Is there such a thing as a slacker young adult? Yes there is and they may be part of your own family or even living with you. I have recently been asked by 2 mothers who have children in their 20s living at home, how to help launch these grown children. First of all, not every child who lives in a multi-generational household is a slacker. Some are busy as students or full-time employees and it may be that these young adults are living at home to save money for something important or avoid student debt. In these cases, the children pay some of the living expenses of the house and do chores in the home to acknowledge that they are not guests but family members who have to contribute to the household. They are living in the home as adults and are able to negotiate and have some say over communal issues that arise in every household (i.e. how long can dishes go unwashed in this house?).

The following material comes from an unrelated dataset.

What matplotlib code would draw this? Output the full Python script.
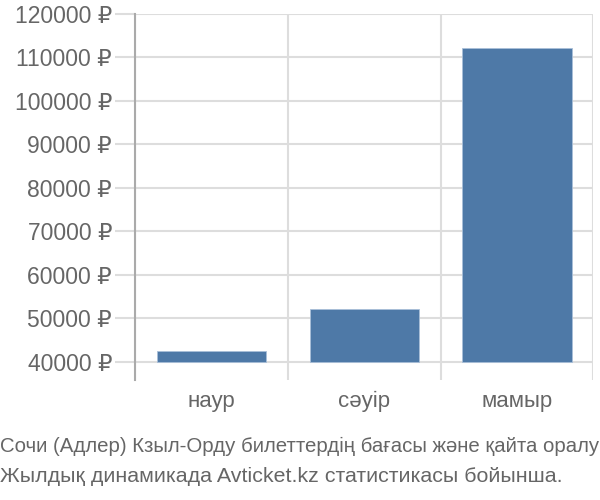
import matplotlib
matplotlib.use("Agg")
from matplotlib import pyplot as plt
import numpy as np

plt.rcParams['font.family'] = ['Liberation Sans', 'DejaVu Sans']

# Data
months = ["наур", "сәуір", "мамыр"]
prices = [42500, 52200, 112100]
yticks = [40000, 50000, 60000, 70000, 80000, 90000, 100000, 110000, 120000]
base = 40000

caption_lines = ["Сочи (Адлер) Кзыл-Орду билеттердің бағасы және қайта оралу",
                 "Жылдық динамикада Avticket.kz статистикасы бойынша."]

text_col = "#666666"
grid_col = "#dddddd"

fig = plt.figure(figsize=(6, 5), dpi=100)
ax = fig.add_axes([0.225, 0.24, 0.764, 0.732])

x = np.arange(len(months))
ax.bar(x, np.array(prices) - base, bottom=base, width=0.715,
       color="#4e79a7", edgecolor="#a9bfd8", linewidth=0.6, zorder=3)

ax.set_xlim(-0.5, len(months) - 0.5)
ax.set_ylim(35860, 120000)

ax.set_yticks(yticks)
ax.set_yticklabels([f"{v} ₽" for v in yticks])
ax.set_xticks(x)
ax.set_xticklabels(months)
ax.set_xticks(np.arange(-0.5, len(months), 1.0), minor=True)

ax.grid(axis="y", which="major", color=grid_col, linewidth=1.5, zorder=0)
ax.grid(axis="x", which="minor", color=grid_col, linewidth=1.5, zorder=0)

ax.tick_params(axis="y", length=14.5, width=1.5, color=grid_col, pad=2,
               labelsize=16.5, labelcolor=text_col)
ax.tick_params(axis="x", which="major", length=0, pad=8,
               labelsize=16, labelcolor=text_col)
ax.tick_params(axis="x", which="minor", length=0)

for s in ["top", "right", "bottom"]:
    ax.spines[s].set_visible(False)
ax.spines["left"].set_color("#aaaaaa")
ax.spines["left"].set_linewidth(1.5)

fig.text(0.0, 1 - 452 / 500, caption_lines[0], ha="left", va="baseline",
         fontsize=14.7, color=text_col)
fig.text(0.0, 1 - 482 / 500, caption_lines[1], ha="left", va="baseline",
         fontsize=15.4, color=text_col)

fig.savefig("out.png", dpi=100)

The young adult I am referring to as under-functioning is not in a healthy situation like the above but is living off his/her family. This child may be working part-time and having a perpetual summer, sleeping late and primarily interested in hanging out with friends. There is not a sense of moving forward in this young person’s life but more of a sense of being stuck. If you are the parent of such a child, you may be distressed but you keep allowing yourself to be persuaded by your child’s compelling arguments to keep things the way they are. If you take a step back and look at the situation you might begin to see how this is doing your child a true disservice. If your child has no inner drive to leave, you will need to become the motivating force if you are not happy with the situation. All young adults should pay some money for their upkeep. You can use this money to create a savings account for your child and then use the savings to help your child move out. You can also use the money they contribute to buy your child a service instead of free rent. Some young adults need counseling to develop the confidence to leave home or to begin to see the benefit of leaving. Sometimes they need the services of a career counselor or a financial advisor to help them develop the skills of independent living. Having them be responsible for some of the cleaning and cooking tasks is another way to send the message that they need to be learning the skills of living as adults. Sometimes it helps to ask them (with compassion) if they are afraid for some reason to grow up?
Many young people may initially resist changes that ask more of them but over time they will notice an improvement in their feelings about themselves. It does not feel good to know that you are not developing your potential as a person but many young people do not realize how their feelings of well-being can be improved by becoming a more highly functioning person. Remind your child that he/she will feel better if they are moving ahead in life even if that means paying rent to you. In addition, be sure to look at yourself and your life. Is there some way that you may be lonely or trying to fill a void in your life by allowing your child to hang around the house? Do you need to develop more of a life? Remember that if you decide that you like your child’s presence, you can change to healthier patterns of living together in lieu of eviction but be sure that you are not keeping your child from growing up.